In the morning, feed your starter. You will need an active starter that's doubled in size after feeding. I mix 40g of starter with 40ml of water and 40g of flour and leave at 21-25°C for 4-5 hours to double in size.
When your starter reaches its peak, in a bowl of your standing mixer, combine starter, milk and half of the flour. Cover and set aside for 1 hour.
Lightly whisk a large egg in a small bowl. Take out about 2 tablespoon of it and reserve for later. Add the sugar, melted butter, salt and the beaten egg. Using a dough hook attachment, knead on low speed, adding 1 tablespoon of the remaining flour at a time. Once all flour is incorporated, knead for another 3 minutes.

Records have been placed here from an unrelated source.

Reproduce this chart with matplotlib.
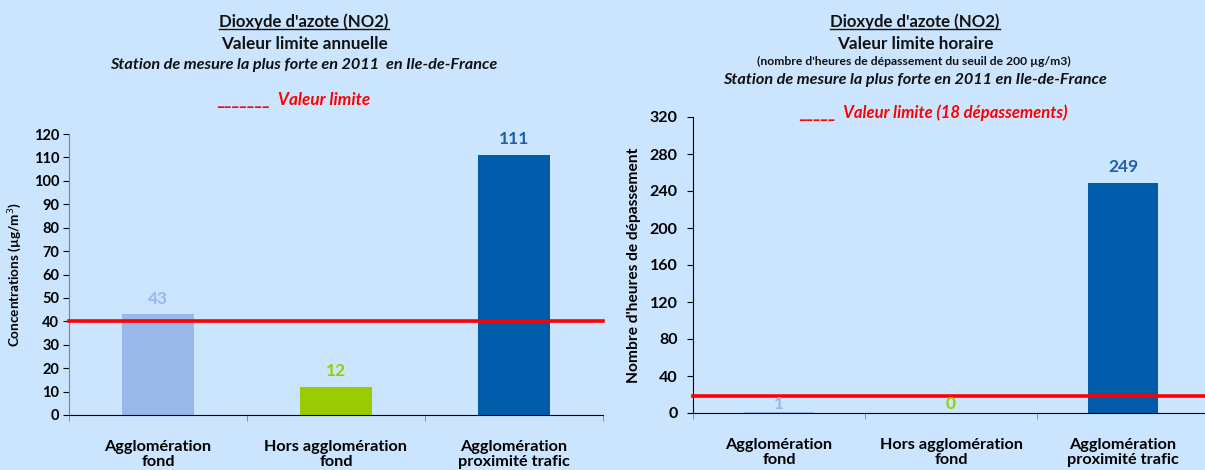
import matplotlib
matplotlib.use("Agg")
import matplotlib.pyplot as plt

plt.rcParams['font.family'] = ['Lato', 'DejaVu Sans']

# Data
categories = ["Agglomération\nfond", "Hors agglomération\nfond", "Agglomération\nproximité trafic"]
annual_values = [43, 12, 111]
annual_limit = 40
hourly_values = [1, 0, 249]
hourly_limit = 18
bar_colors = ["#98B8EA", "#99CC00", "#005CAA"]
label_colors = ["#98B8EA", "#99CC00", "#1F5FA8"]

bg = "#CCE5FE"
W, H = 1205, 470
fig = plt.figure(figsize=(W / 100, H / 100), dpi=100, facecolor=bg)


def draw_panel(ax, values, limit, ymax, ystep, tick_size, tick_pad):
    ax.set_facecolor(bg)
    x = list(range(len(values)))
    ax.bar(x, values, width=0.405, color=bar_colors, zorder=2)
    for xi, v, c in zip(x, values, label_colors):
        small = v < 0.03 * ymax
        ax.annotate(f"{v}", (xi, v if not small else 0),
                    xytext=(0, 5.5 if not small else 0.5), textcoords="offset points",
                    ha="center", va="bottom", color=c, fontsize=12.5,
                    fontweight="bold", zorder=4)
    ax.plot([0, 1], [limit, limit], transform=ax.get_yaxis_transform(),
            color="#FF0000", lw=2.6, clip_on=False, zorder=3)
    ax.set_xlim(-0.5, len(values) - 0.5)
    ax.set_ylim(0, ymax)
    ax.set_yticks(range(0, ymax + 1, ystep))
    ax.set_xticks([i - 0.5 for i in range(len(values) + 1)], minor=True)
    ax.set_xticks(x)
    ax.set_xticklabels(categories, fontsize=11.7, fontweight="bold", linespacing=1.05)
    ax.tick_params(axis="x", which="major", length=0, pad=18)
    ax.tick_params(axis="x", which="minor", length=4, color="#808080")
    ax.tick_params(axis="y", length=4, labelsize=tick_size, pad=tick_pad)
    for lab in ax.get_yticklabels():
        lab.set_fontweight("bold")
    ax.spines["top"].set_visible(False)
    ax.spines["right"].set_visible(False)
    ax.spines["bottom"].set_color("black")


# Annual limit panel
ax1 = fig.add_axes([69 / W, 55 / H, 534 / W, 281 / H])
draw_panel(ax1, annual_values, annual_limit, 120, 10, 10.5, 3)
ax1.spines["left"].set_color("#808080")
ax1.set_ylabel("Concentrations (µg/m$^3$)", fontsize=9.7, fontweight="bold", labelpad=7)

# Hourly limit panel
ax2 = fig.add_axes([693 / W, 57 / H, 516 / W, 296 / H])
draw_panel(ax2, hourly_values, hourly_limit, 320, 40, 11.5, 7)
ax2.spines["left"].set_color("black")
ax2.set_ylabel("Nombre d'heures de dépassement", fontsize=11.2, fontweight="bold", labelpad=6)

# Titles
dark = "#111111"
red = "#FF0000"


def line(xc, y, s, size, italic=False, color=dark, underline=False):
    t = fig.text(xc / W, 1 - y / H, s, fontsize=size, fontweight="bold",
                 style="italic" if italic else "normal", ha="center", va="center",
                 color=color)
    if underline:
        fig.canvas.draw()
        bb = t.get_window_extent().transformed(fig.transFigure.inverted())
        yl = bb.y0 + 0.1 * (bb.y1 - bb.y0)
        fig.add_artist(plt.Line2D([bb.x0, bb.x1], [yl, yl], color=dark, lw=1.0))
    return t


line(304, 22, "Dioxyde d'azote (NO2)", 12.1, underline=True)
line(304, 44, "Valeur limite annuelle", 12.3)
line(304, 65, "Station de mesure la plus forte en 2011  en Ile-de-France", 11.7, italic=True)
line(294, 100, "_______  Valeur limite", 12.3, italic=True, color=red)

line(915, 22, "Dioxyde d'azote (NO2)", 12.1, underline=True)
line(915, 44, "Valeur limite horaire", 12.3)
line(914, 61, "(nombre d'heures de dépassement du seuil de 200 µg/m3)", 8.7)
line(915, 80, "Station de mesure la plus forte en 2011 en Ile-de-France", 11.7, italic=True)
line(933, 113, "_____  Valeur limite (18 dépassements)", 12.0, italic=True, color=red)

fig.savefig("out.png", dpi=100, facecolor=bg)
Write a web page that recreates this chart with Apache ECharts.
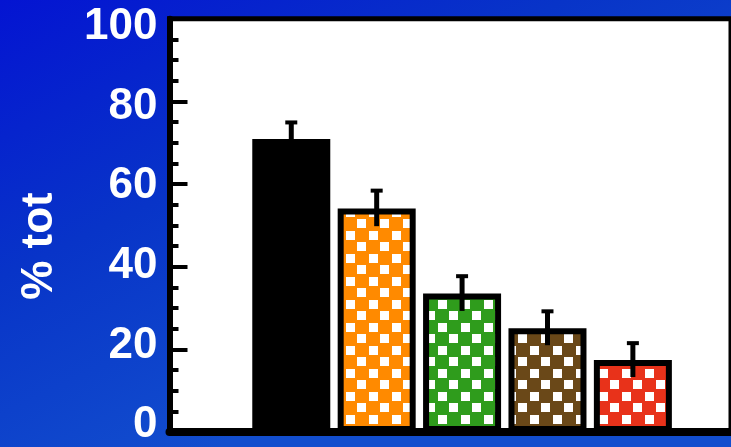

In the meantime, lightly grease a shallow dish. Tip the dough into the bowl and turn once to cover the dough in oil. Cover with a teatowel.
Over the next 3 hours, perform a set of coil folds (or stretch and folds) every 30 minutes (see more details regarding the methods in the text above). After 6 sets of folds, leave the dough to rise for another hour. It should be lively and elastic by now.
Generously grease an ovenproof dish with butter (I used an 18cm (7in) cake tin, to get more of a tear & share bread effect, but you can use a bigger tin for the buns that are just touching).
Prepare your filling. Peel, core and chop a large apple into small cubes. Squeeze half a lemon over the apple cubes and mix to coat. In a small bowl, mix cinnamon and brown sugar.
Scoop the dough out onto a well-floured surface taking care not to knock too much air out. With a rolling pin, roll the dough out into a 40x25cm (16x10in) rectangle. Brush the surface with the reserved egg.
Sprinkle the dough with cinnamon and sugar mixture and use your hands to press it in, so that it sticks to the surface. Then spread the apple cubes all over.
Working from the short side, tightly roll the dough into a log. Use a sharp knife to cut it into 8 equal rounds. Arrange them snuggly (or not, depending on the tin you're using) in the ovenproof dish. If you use a smaller tin, they will rise upwards, if you use a large one, they will spread sideways and slightly upwards.TIP: if you're using a springform cake tin, you may want to thightly wrap some foil around the bottom of your tin. Apples will release juices and sugar will sissolve creating a syrup. Foil ensures the syrup cannot escape and make a mess in your fridge or oven.
Brush the top with 1 tablespoon of melted butter, cover with clingfilm and pop in the fridge to cold-prove overnight.